Chicago's mayoral run-off election on April 7 looks like it may be too close to call. VOTE--Voice of the Ex-Offenders--plans to make its presence felt in the election. Whether the organization pulls it off or not is worth watching. Here's my March 4, 2015 Chicago Defender column on the election and VOTE.
Will ex-offenders be on offensive for April’s Run-off?
Monroe Anderson
DEFENDER COLUMNIST
If community activist Ziff Sistrunk’s plan is well laid, Chicagoans who did time for breaking the law may be the decisive players in determining who makes some of the city’s laws in the future.
Along with mayoral candidates, Rahm Emanuel and Jesus “Chuy” Garcia, a record number of aldermen—more than a third—are in next month’s run-off election.
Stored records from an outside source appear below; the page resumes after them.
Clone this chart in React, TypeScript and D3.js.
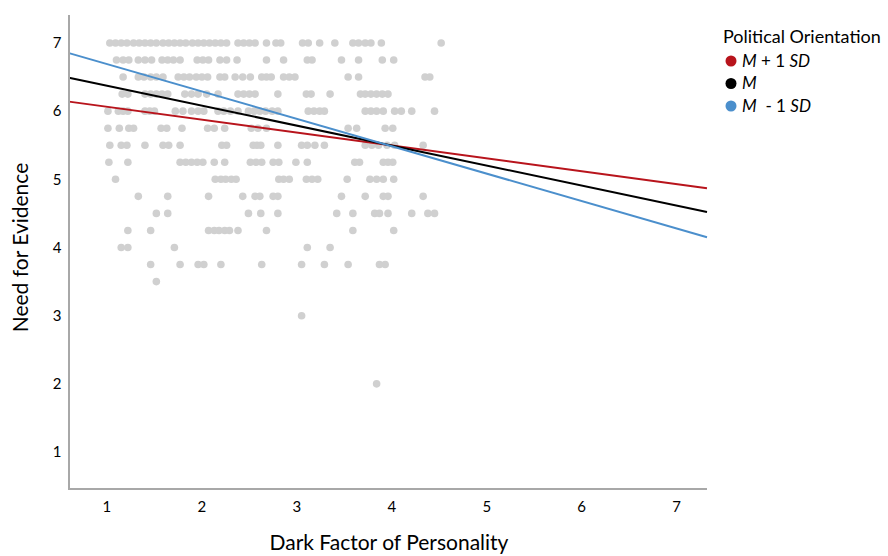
import React from "react";
import * as d3 from "d3";

// Need for Evidence levels (rows of the scatter)
const needLevels: number[] = [7, 6.75, 6.5, 6.25, 6, 5.75, 5.5, 5.25, 5, 4.75, 4.5, 4.25, 4, 3.75, 3.5, 3, 2];

// Dark Factor values observed at each Need-for-Evidence level (same order as needLevels)
const darkFactorRows: number[][] = [
  [1.03, 1.09, 1.15, 1.21, 1.28, 1.34, 1.40, 1.46, 1.52, 1.59, 1.65, 1.71, 1.77, 1.83, 1.90, 1.96, 2.02, 2.08, 2.14, 2.20, 2.26,
    2.38, 2.44, 2.50, 2.56, 2.68, 2.78, 2.83, 3.06, 3.12, 3.24, 3.40, 3.59, 3.65, 3.72, 3.78, 3.89, 4.52],
  [1.10, 1.17, 1.23, 1.33, 1.40, 1.47, 1.58, 1.64, 1.70, 1.77, 1.95, 2.01, 2.07, 2.19, 2.26, 2.37, 2.68, 2.86, 3.11, 3.16, 3.47, 3.65, 3.90, 4.02],
  [1.17, 1.33, 1.39, 1.46, 1.52, 1.59, 1.75, 1.81, 1.87, 1.94, 2.00, 2.06, 2.19, 2.24, 2.35, 2.43, 2.51, 2.63, 2.68, 2.73, 2.86, 2.92, 2.98, 3.54, 3.65, 4.35, 4.40],
  [1.16, 1.22, 1.40, 1.46, 1.52, 1.58, 1.64, 1.82, 1.89, 1.96, 2.05, 2.17, 2.38, 2.44, 2.50, 2.56, 2.80, 3.10, 3.15, 3.35, 3.67, 3.72, 3.78, 3.84, 3.90, 3.96],
  [1.01, 1.12, 1.17, 1.22, 1.40, 1.45, 1.50, 1.72, 1.80, 1.89, 1.96, 2.02, 2.17, 2.23, 2.30, 2.38, 2.49, 2.55, 2.61, 2.67, 2.74, 2.80,
    3.12, 3.18, 3.24, 3.29, 3.72, 3.78, 3.84, 3.91, 4.03, 4.10, 4.21, 4.45],
  [1.01, 1.13, 1.23, 1.28, 1.57, 1.63, 1.79, 2.06, 2.13, 2.24, 2.52, 2.59, 2.68, 3.54, 3.63, 3.93, 4.01],
  [1.03, 1.15, 1.21, 1.40, 1.59, 1.65, 1.77, 2.21, 2.26, 2.54, 2.58, 2.62, 2.80, 3.05, 3.11, 3.19, 3.29, 3.72, 3.79, 3.86, 3.95, 4.03, 4.33],
  [1.02, 1.22, 1.77, 1.83, 1.89, 1.95, 2.01, 2.13, 2.24, 2.51, 2.57, 2.63, 2.75, 2.81, 2.99, 3.11, 3.61, 3.66, 3.91, 3.96, 4.01],
  [1.09, 2.14, 2.20, 2.25, 2.31, 2.36, 2.81, 2.86, 2.92, 3.10, 3.16, 3.22, 3.53, 3.77, 3.84, 3.91, 4.02],
  [1.33, 1.64, 2.07, 2.43, 2.56, 2.61, 2.75, 2.80, 3.47, 3.72, 3.91, 3.96, 4.33],
  [1.52, 1.64, 2.49, 2.62, 2.80, 3.42, 3.59, 3.82, 3.87, 3.96, 4.21, 4.38, 4.45],
  [1.22, 1.46, 2.07, 2.13, 2.18, 2.24, 2.29, 2.38, 2.68, 3.59, 4.02],
  [1.15, 1.22, 1.71, 3.11, 3.35],
  [1.46, 1.77, 1.96, 2.02, 2.20, 2.63, 3.05, 3.29, 3.54, 3.87, 3.93],
  [1.52],
  [3.05],
  [3.84],
];

// Simple slopes: predicted Need for Evidence at Dark Factor = 1 and = 7
const seriesNames: string[] = ["M + 1 SD", "M", "M - 1 SD"];
const predictedAt1: number[] = [6.064, 6.373, 6.69];
const predictedAt7: number[] = [4.93, 4.615, 4.28];
const seriesColors: string[] = ["#b8141c", "#000000", "#4b8fcc"];

const xTicks: number[] = [1, 2, 3, 4, 5, 6, 7];
const yTicks: number[] = [1, 2, 3, 4, 5, 6, 7];

const W = 888;
const H = 556;
const FONT = "Lato, 'Open Sans', sans-serif";

export default function App() {
  const x = d3.scaleLinear().domain([0.6, 7.32]).range([69, 707]);
  const y = d3.scaleLinear().domain([0.458, 7.41]).range([489, 15]);
  const [x0, x1] = x.domain();

  const points: { dx: number; ny: number }[] = [];
  needLevels.forEach((lv, i) => {
    darkFactorRows[i].forEach((v) => points.push({ dx: v, ny: lv }));
  });

  const lineGen = d3
    .line<[number, number]>()
    .x((d) => x(d[0]))
    .y((d) => y(d[1]));

  const lines = seriesNames.map((name, i) => {
    const slope = (predictedAt7[i] - predictedAt1[i]) / 6;
    const f = (v: number) => predictedAt1[i] + slope * (v - 1);
    return { name, color: seriesColors[i], d: lineGen([[x0, f(x0)], [x1, f(x1)]]) || "" };
  });

  const drawOrder = [0, 1, 2];

  const legendLabel = (i: number) => {
    if (i === 0)
      return (
        <>
          <tspan fontStyle="italic">M</tspan>
          <tspan> + 1 </tspan>
          <tspan fontStyle="italic">SD</tspan>
        </>
      );
    if (i === 1) return <tspan fontStyle="italic">M</tspan>;
    return (
      <>
        <tspan fontStyle="italic">M</tspan>
        <tspan xmlSpace="preserve">  - 1 </tspan>
        <tspan fontStyle="italic">SD</tspan>
      </>
    );
  };

  return (
    <svg
      width={W}
      height={H}
      style={{ position: "absolute", left: 0, top: 0, background: "#fff" }}
      fontFamily={FONT}
    >
      <rect x={0} y={0} width={W} height={H} fill="#fff" />
      <g>
        {points.map((p, i) => (
          <circle key={i} cx={x(p.dx)} cy={y(p.ny)} r={3.8} fill="#d0d0d0" />
        ))}
      </g>
      <g>
        {drawOrder.map((i) => (
          <path key={i} d={lines[i].d} stroke={lines[i].color} strokeWidth={2} fill="none" />
        ))}
      </g>
      <line x1={x(x0)} x2={x(x0)} y1={y.range()[1]} y2={y.range()[0] + 1} stroke="#a8a8a8" strokeWidth={2} />
      <line x1={x(x0)} x2={x(x1)} y1={y.range()[0]} y2={y.range()[0]} stroke="#a8a8a8" strokeWidth={2} />
      {yTicks.map((t) => (
        <text key={"y" + t} x={57} y={y(t)} dy="0.35em" textAnchor="middle" fontSize={15} fill="#000">
          {t}
        </text>
      ))}
      {xTicks.map((t) => (
        <text key={"x" + t} x={x(t)} y={507} dy="0.35em" textAnchor="middle" fontSize={15} fill="#000">
          {t}
        </text>
      ))}
      <text
        transform={`translate(21,${y(4)}) rotate(-90)`}
        textAnchor="middle"
        dy="0.35em"
        fontSize={21}
        fill="#000"
      >
        Need for Evidence
      </text>
      <text x={389} y={543} textAnchor="middle" dy="0.35em" fontSize={21} fill="#000">
        Dark Factor of Personality
      </text>
      <text x={723} y={37} dy="0.35em" fontSize={18} fill="#000">
        Political Orientation
      </text>
      {seriesNames.map((n, i) => (
        <g key={n} transform={`translate(0,${61 + i * 22.5})`}>
          <circle cx={731} cy={0} r={5.5} fill={seriesColors[i]} />
          <text x={742} y={0} dy="0.35em" fontSize={17} fill="#000" xmlSpace="preserve">
            {legendLabel(i)}
          </text>
        </g>
      ))}
    </svg>
  );
}
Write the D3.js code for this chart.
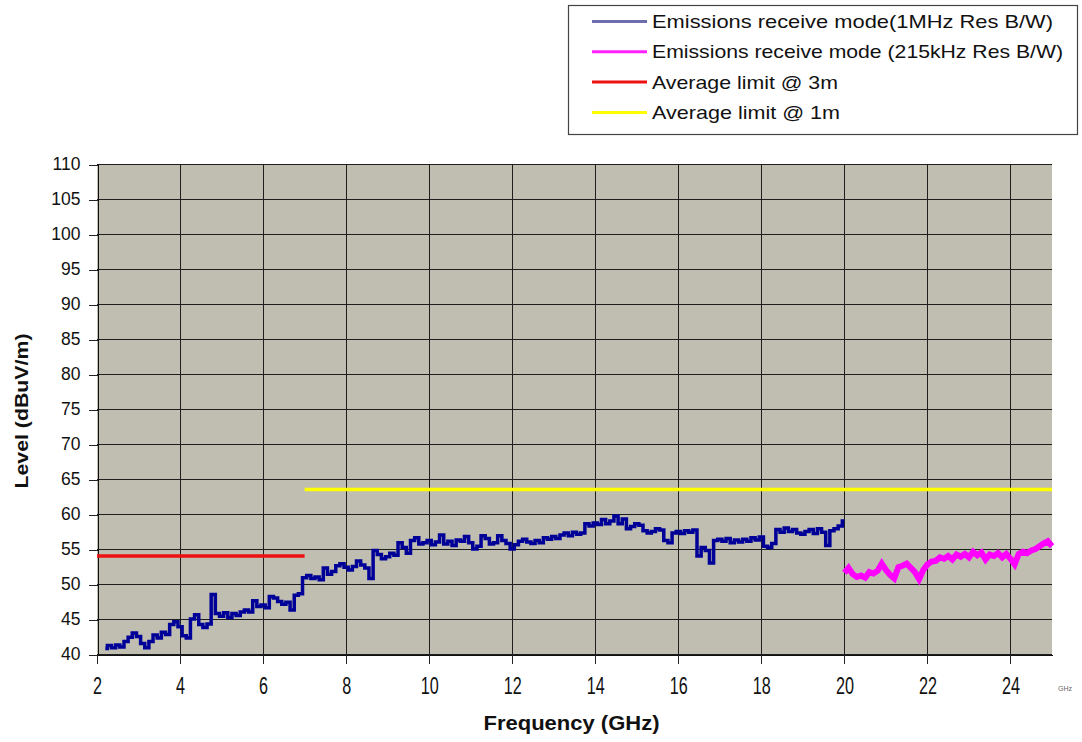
<!DOCTYPE html>
<html>
<head>
<meta charset="utf-8">
<script src="https://cdn.jsdelivr.net/npm/d3@7"></script>
<style>
  html, body { margin: 0; padding: 0; background: #ffffff; }
  svg { display: block; font-family: Arial, "Liberation Sans", sans-serif; }
</style>
</head>
<body>
<svg id="chart" width="1082" height="742"></svg>
<script>
// ---------------- data ----------------
const seriesNames = [
  "Emissions receive mode(1MHz Res B/W)",
  "Emissions receive mode (215kHz Res B/W)",
  "Average limit @ 3m",
  "Average limit @ 1m"
];
const xTickValues = [2, 4, 6, 8, 10, 12, 14, 16, 18, 20, 22, 24];
const yTickValues = [40, 45, 50, 55, 60, 65, 70, 75, 80, 85, 90, 95, 100, 105, 110];
const xUnitLabel = "GHz";
const xTitle = "Frequency (GHz)";
const yTitle = "Level (dBuV/m)";

// 1 MHz RBW sweep, 2.2 .. 20.0 GHz, 0.1 GHz steps
const emis1MHzStart = 2.2;
const emis1MHzStep = 0.1;
const emis1MHz = [
  40.8,41.2,40.9,41.3,41.0,41.8,42.4,43.0,
  42.5,41.5,40.9,41.8,42.7,42.3,43.1,42.8,44.2,44.6,
  43.9,42.6,42.3,45.0,45.6,44.2,43.8,44.3,48.5,45.8,
  45.4,45.9,45.2,45.8,45.5,46.0,46.3,46.0,47.6,46.8,
  47.0,46.6,48.2,48.0,47.5,47.1,47.4,46.3,48.4,48.6,
  50.9,51.2,50.8,51.0,50.6,52.3,51.4,51.8,52.6,52.9,
  52.4,52.0,52.5,53.3,52.7,52.3,50.8,54.8,54.2,53.6,
  53.9,54.4,54.1,55.9,55.2,54.4,56.2,56.6,55.7,55.9,
  56.2,55.6,56.0,57.0,55.7,56.1,55.5,56.3,56.1,56.8,
  55.9,55.0,55.4,56.9,56.5,55.7,55.9,56.9,56.2,55.8,
  55.0,55.6,56.1,56.4,56.0,55.8,56.2,55.9,56.6,56.4,
  56.8,56.5,57.0,57.3,56.9,57.4,57.1,57.3,58.6,58.3,
  58.7,58.5,59.2,58.6,59.0,59.7,58.6,59.3,57.9,58.2,
  58.6,58.4,57.6,57.3,57.5,57.9,57.7,56.2,55.9,57.3,
  57.5,57.2,57.6,57.4,57.7,54.0,55.2,54.8,53.0,56.2,
  56.4,56.1,56.5,55.9,56.3,56.0,56.4,56.1,56.6,56.3,
  56.7,55.4,55.2,55.8,57.8,57.4,58.0,57.5,57.8,57.3,
  57.1,57.5,57.8,57.2,57.9,57.4,55.5,57.6,57.9,58.3,
  59.0
];

// 215 kHz RBW sweep, 20.0 .. 25.0 GHz, 0.1 GHz steps
const emis215kStart = 20.0;
const emis215kStep = 0.1;
const emis215k = [
  51.6,52.3,51.4,51.0,51.2,50.9,51.7,51.5,51.9,52.9,
  52.0,51.3,50.8,52.4,52.6,52.9,52.3,51.7,50.7,52.0,
  52.8,53.2,53.3,53.8,53.6,54.0,53.5,54.2,53.9,54.3,
  53.8,54.6,54.1,54.5,53.5,54.2,54.0,54.4,53.8,54.3,
  53.6,52.8,54.3,54.6,54.4,54.8,55.0,55.4,55.8,56.1,
  55.4
];

// limit lines: [startGHz, endGHz], level
const limit3mRange = [2, 7];
const limit3mLevel = 54;
const limit1mRange = [7, 25];
const limit1mLevel = 63.5;

// ---------------- layout / styles ----------------
const colors = ["#000099", "#ff00ff", "#ee1111", "#ffff00"];
const legendLineColors = ["#6c6cae", "#ff22ff", "#ee1111", "#ffff00"];
const legendTextLengths = [401, 411, 186, 188];

const svg = d3.select("#chart");
const plot = { left: 97, right: 1052, top: 164, bottom: 654 };

const x = d3.scaleLinear().domain([2, 25]).range([plot.left, plot.right]);
const y = d3.scaleLinear().domain([40, 110]).range([plot.bottom, plot.top]);

// plot background
svg.append("rect")
  .attr("x", x(2)).attr("y", y(110))
  .attr("width", x(25) - x(2)).attr("height", y(40) - y(110))
  .attr("fill", "#bfbeb0");

// grid lines
const grid = svg.append("g").attr("stroke", "#1e1e1e").attr("stroke-width", 1.2).attr("shape-rendering", "crispEdges");
grid.selectAll("line.h").data(yTickValues).join("line")
  .attr("x1", x(2)).attr("x2", x(25))
  .attr("y1", d => Math.round(y(d)) + 0.5).attr("y2", d => Math.round(y(d)) + 0.5);
grid.selectAll("line.v").data(xTickValues.filter(v => v > 2)).join("line")
  .attr("y1", y(110)).attr("y2", y(40))
  .attr("x1", d => Math.round(x(d)) + 0.5).attr("x2", d => Math.round(x(d)) + 0.5);

// axes
const yAxis = svg.append("g")
  .attr("transform", `translate(${Math.round(x(2)) + 0.5},0)`)
  .call(d3.axisLeft(y).tickValues(yTickValues).tickSize(9).tickSizeOuter(0).tickPadding(8).tickFormat(d3.format("d")));
yAxis.select(".domain").attr("stroke", "#111").attr("shape-rendering", "crispEdges");
yAxis.selectAll(".tick line").attr("stroke", "#222").attr("shape-rendering", "crispEdges");
yAxis.selectAll(".tick line").attr("transform", d => `translate(0,${Math.round(y(d)) + 0.5 - y(d)})`);
yAxis.selectAll(".tick text")
  .attr("fill", "#111").style("font-size", "17.5px").style("font-family", "Arial, 'Liberation Sans', sans-serif");

const xAxis = svg.append("g")
  .attr("transform", `translate(0,${Math.round(y(40)) + 0.5})`)
  .call(d3.axisBottom(x).tickValues(xTickValues).tickSize(9).tickSizeOuter(0).tickPadding(14).tickFormat(d3.format("d")));
xAxis.select(".domain").attr("stroke", "#111").attr("shape-rendering", "crispEdges");
xAxis.selectAll(".tick line").attr("stroke", "#222").attr("shape-rendering", "crispEdges");
xAxis.selectAll(".tick text")
  .attr("fill", "#111")
  .style("font-size", "23px")
  .style("font-family", "Arial, 'Liberation Sans', sans-serif")
  .attr("textLength", d => String(d).length * 9)
  .attr("lengthAdjust", "spacingAndGlyphs");

// tiny unit label at the end of the x axis
svg.append("text")
  .attr("x", x(25) + 13).attr("y", y(40) + 37)
  .attr("text-anchor", "middle")
  .attr("fill", "#666").style("font-size", "7px")
  .text(xUnitLabel);

// axis titles
svg.append("text")
  .attr("x", (x(2) + x(25)) / 2 - 3).attr("y", 730)
  .attr("text-anchor", "middle")
  .attr("fill", "#111")
  .style("font-size", "20px").style("font-weight", "bold")
  .attr("textLength", 176).attr("lengthAdjust", "spacingAndGlyphs")
  .text(xTitle);

svg.append("text")
  .attr("transform", `translate(28,${(y(40) + y(110)) / 2 + 2}) rotate(-90)`)
  .attr("text-anchor", "middle")
  .attr("fill", "#111")
  .style("font-size", "17.5px").style("font-weight", "bold")
  .attr("textLength", 155).attr("lengthAdjust", "spacingAndGlyphs")
  .text(yTitle);

// limit lines
const limits = [
  { range: limit3mRange, level: limit3mLevel, color: colors[2] },
  { range: limit1mRange, level: limit1mLevel, color: colors[3] }
];
svg.selectAll("line.limit").data(limits).join("line")
  .attr("class", "limit")
  .attr("x1", d => x(d.range[0])).attr("x2", d => x(d.range[1]))
  .attr("y1", d => y(d.level)).attr("y2", d => y(d.level))
  .attr("stroke", d => d.color).attr("stroke-width", 3.5);

// emission traces
const pts1 = emis1MHz.map((v, i) => [emis1MHzStart + i * emis1MHzStep, v]);
const pts2 = emis215k.map((v, i) => [emis215kStart + i * emis215kStep, v]);
const stepLine = d3.line().x(d => x(d[0])).y(d => y(d[1])).curve(d3.curveStep);
const plainLine = d3.line().x(d => x(d[0])).y(d => y(d[1]));

svg.append("path").datum(pts1)
  .attr("d", stepLine).attr("fill", "none")
  .attr("stroke", colors[0]).attr("stroke-width", 3.5).attr("stroke-linejoin", "miter");
svg.append("path").datum(pts2)
  .attr("d", plainLine).attr("fill", "none")
  .attr("stroke", colors[1]).attr("stroke-width", 6).attr("stroke-linejoin", "miter");

// legend
const lg = svg.append("g");
lg.append("rect")
  .attr("x", 568.5).attr("y", 5.5).attr("width", 509).attr("height", 129)
  .attr("fill", "#fff").attr("stroke", "#444").attr("stroke-width", 1.2);
const rows = lg.selectAll("g.row").data(seriesNames).join("g")
  .attr("class", "row")
  .attr("transform", (d, i) => `translate(592,${21.5 + i * 30.3})`);
rows.append("line")
  .attr("x1", 0).attr("x2", 55).attr("y1", 0).attr("y2", 0)
  .attr("stroke", (d, i) => legendLineColors[i]).attr("stroke-width", 3);
rows.append("text")
  .attr("x", 60).attr("y", 0).attr("dy", "0.36em")
  .attr("fill", "#111")
  .style("font-size", "18.5px")
  .attr("textLength", (d, i) => legendTextLengths[i]).attr("lengthAdjust", "spacingAndGlyphs")
  .text(d => d);
</script>
</body>
</html>
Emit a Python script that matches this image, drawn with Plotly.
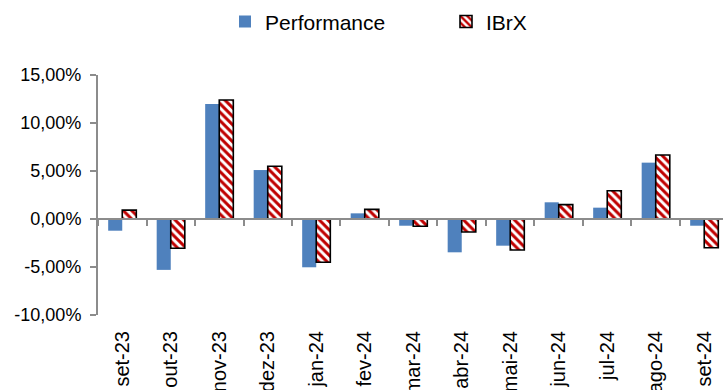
import plotly.graph_objects as go

# Monthly returns (%)
months = ["set-23", "out-23", "nov-23", "dez-23", "jan-24", "fev-24", "mar-24",
          "abr-24", "mai-24", "jun-24", "jul-24", "ago-24", "set-24"]
performance = [-1.22, -5.30, 11.98, 5.10, -5.03, 0.59, -0.70,
               -3.47, -2.78, 1.74, 1.18, 5.87, -0.70]
ibrx = [0.92, -3.05, 12.40, 5.50, -4.50, 1.00, -0.75,
        -1.35, -3.23, 1.50, 2.95, 6.67, -2.99]

y_ticks = [-10, -5, 0, 5, 10, 15]
y_tick_labels = ["-10,00%", "-5,00%", "0,00%", "5,00%", "10,00%", "15,00%"]

FONT = "Liberation Sans, Arial, sans-serif"
AXIS_GRAY = "#8c8c8c"

fig = go.Figure()
fig.add_trace(go.Bar(
    x=months, y=performance, name="Performance",
    marker=dict(color="#4F81BD", line=dict(width=0)),
))
fig.add_trace(go.Bar(
    x=months, y=ibrx, name="IBrX",
    marker=dict(
        color="white",
        line=dict(color="black", width=1.6),
        pattern=dict(shape="\\", fgcolor="#C00000", bgcolor="white",
                     size=6, solidity=0.5, fillmode="replace"),
    ),
))

# Visible category axis sits on the zero line; labels stay at the bottom.
fig.update_layout(
    width=723, height=390,
    margin=dict(l=98, r=0, t=75, b=75),
    paper_bgcolor="white", plot_bgcolor="white",
    barmode="group", bargap=0.42, bargroupgap=0,
    font=dict(family=FONT, color="black"),
    showlegend=True,
    legend=dict(
        orientation="h", x=0.2032, xanchor="left", y=0.944, yanchor="middle",
        yref="container", font=dict(size=21, family=FONT),
        entrywidth=176, entrywidthmode="pixels",
        itemwidth=30, bgcolor="rgba(0,0,0,0)",
    ),
    xaxis=dict(
        type="category", range=[-0.5, 12.387], automargin=False,
        showline=False, ticks="", showgrid=False, zeroline=False,
        tickangle=-90, tickfont=dict(size=20, family=FONT),
        ticklabelstandoff=11,
    ),
    xaxis2=dict(
        type="category", overlaying="x", matches="x", anchor="free",
        position=0.4, side="bottom", automargin=False,
        showline=True, linecolor=AXIS_GRAY, linewidth=2,
        ticks="outside", tickson="boundaries", ticklen=6, tickwidth=2,
        tickcolor=AXIS_GRAY, showticklabels=False, showgrid=False,
    ),
    yaxis=dict(
        range=[-10, 15], tickvals=y_ticks, ticktext=y_tick_labels,
        automargin=False,
        showline=True, linecolor=AXIS_GRAY, linewidth=2,
        ticks="outside", ticklen=6, tickwidth=2, tickcolor=AXIS_GRAY,
        showgrid=False, zeroline=False,
        tickfont=dict(size=18, family=FONT), ticklabelstandoff=5,
    ),
)

# Invisible helper trace binds the zero-line axis to the figure.
fig.add_trace(go.Bar(x=months, y=[None] * len(months), xaxis="x2",
                     showlegend=False, hoverinfo="skip"))

fig.write_html("out.html")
As of now, all bets are off regarding who will be the winners and losers after the votes are counted.
By the time the tallying is done, and all the talking points about law and order and budget balancing are delivered, Sistrunk says he wants to make sure that both mayoral candidates and the 19 aldermanic candidates have addressed one other subject: What to do about Chicago’s neglected population of ex-offenders.
That’s what to do with them, not to them. This ambitious plan is not one of those “keep an eye on them so we can catch them before they violate again.” It’s one that recognizes that ex-offenders paid their debt to society and ought to be given a fair shake and full participation in what those of us who have walked the straight and narrow take for granted.
Sistrunk says his organization, VOTE—Voice of the Ex-Offenders, has already launched what it’s calling the “X-Offenders 6:45 A.M. Movement.” Forty-five minutes after the polls open at 6 a.m. on April 7, the mission is to have 50,000 ex-cons standing first in line just itching to vote for the candidate who has pledged to look out for them.
To pull this off, Sistrunk says he has recruited 50 ex-offenders to round up 1000 voters in each of Chicago’s 50 wards. The end result is to have 50,000 voters across the city making a political point.
Voter turnout could even be greater since an ex-con exercising his civic duty presumably would bring his family and friends along, reversing the poor participation the city experienced during last week’s election.
Since he was released from Pontiac prison nearly four decades ago after doing two and a half years for armed robbery, Sistrunk, who is the director of the South Side’s Kirby Puckett Youth Center, has taken on his fair share of quixotic challenges. For example, along with perennial candidate William “Dock” Walls, in 2007, Sistrunk was briefly a mayoral challenger to Mayor Richard M. Daley until he failed to get the 12,500 signatures he needed to get on the ballot. Three years ago, Sistrunk was one of the supporters outside Rod Blagojevich’s house protesting the stiff sentencing on the last day of the governor’s freedom.
In five short weeks, we’ll know if the community activist is better at organizing than he is at pipe dreaming. I’m hoping that Sistrunk’s for real and has real skills to galvanize and mobilize ex-offenders that get them out to vote. There’s a real need. Ex-offenders remain second-class citizens in America. In Illinois, they can’t live in public housing, can’t coach your kid in Little League and can’t work for the city or state.
Nationally, it’s worse. If you did the crime, then do the time, you still can’t vote.
An estimated 5.8 million Americans are prohibited from casting a ballot by state law because of current or previous felony convictions. “That’s more than the individual populations of 31 U.S. states,” U.S. Attorney General Eric Holder said last month in a speech to the Leadership Conference on Civil and Human Rights at Georgetown University Law Center. “And although well over a century has passed since post-Reconstruction states used these measures to strip African Americans of their most fundamental rights, the impact of felony disenfranchisement on modern communities of color remains both disproportionate and unacceptable.”
The war on drugs and the creation of the Prison Industrial Complex has compounded this discriminatory development. Under the Obama Administration, federal life sentences have fallen dramatically from 280 in fiscal year 2009 to 153 in 2013 and according to a report released Monday, but three-fourths of federal life sentences are given to minorities and the bulk are for non-violent drug offenses. Although the report didn’t say why there are fewer life sentences now than before Obama was sworn in, it’s more than likely because five years ago the president signed a bill narrowing the crack and powder cocaine sentencing disparity from 100:1 to 18:1 and for the first time eliminates the mandatory minimum sentence for simple possession of crack cocaine.
More work needs to be done. Since Illinois is one of only 16 states where ex-offenders can vote, it makes sense to make that vote count here.
Sistrunk says he wants to make sure that opportunities abound for ex-offenders. Come April 7, he will have a chance to prove that he can deliver. If he doesn’t, it will be an opportunity missed.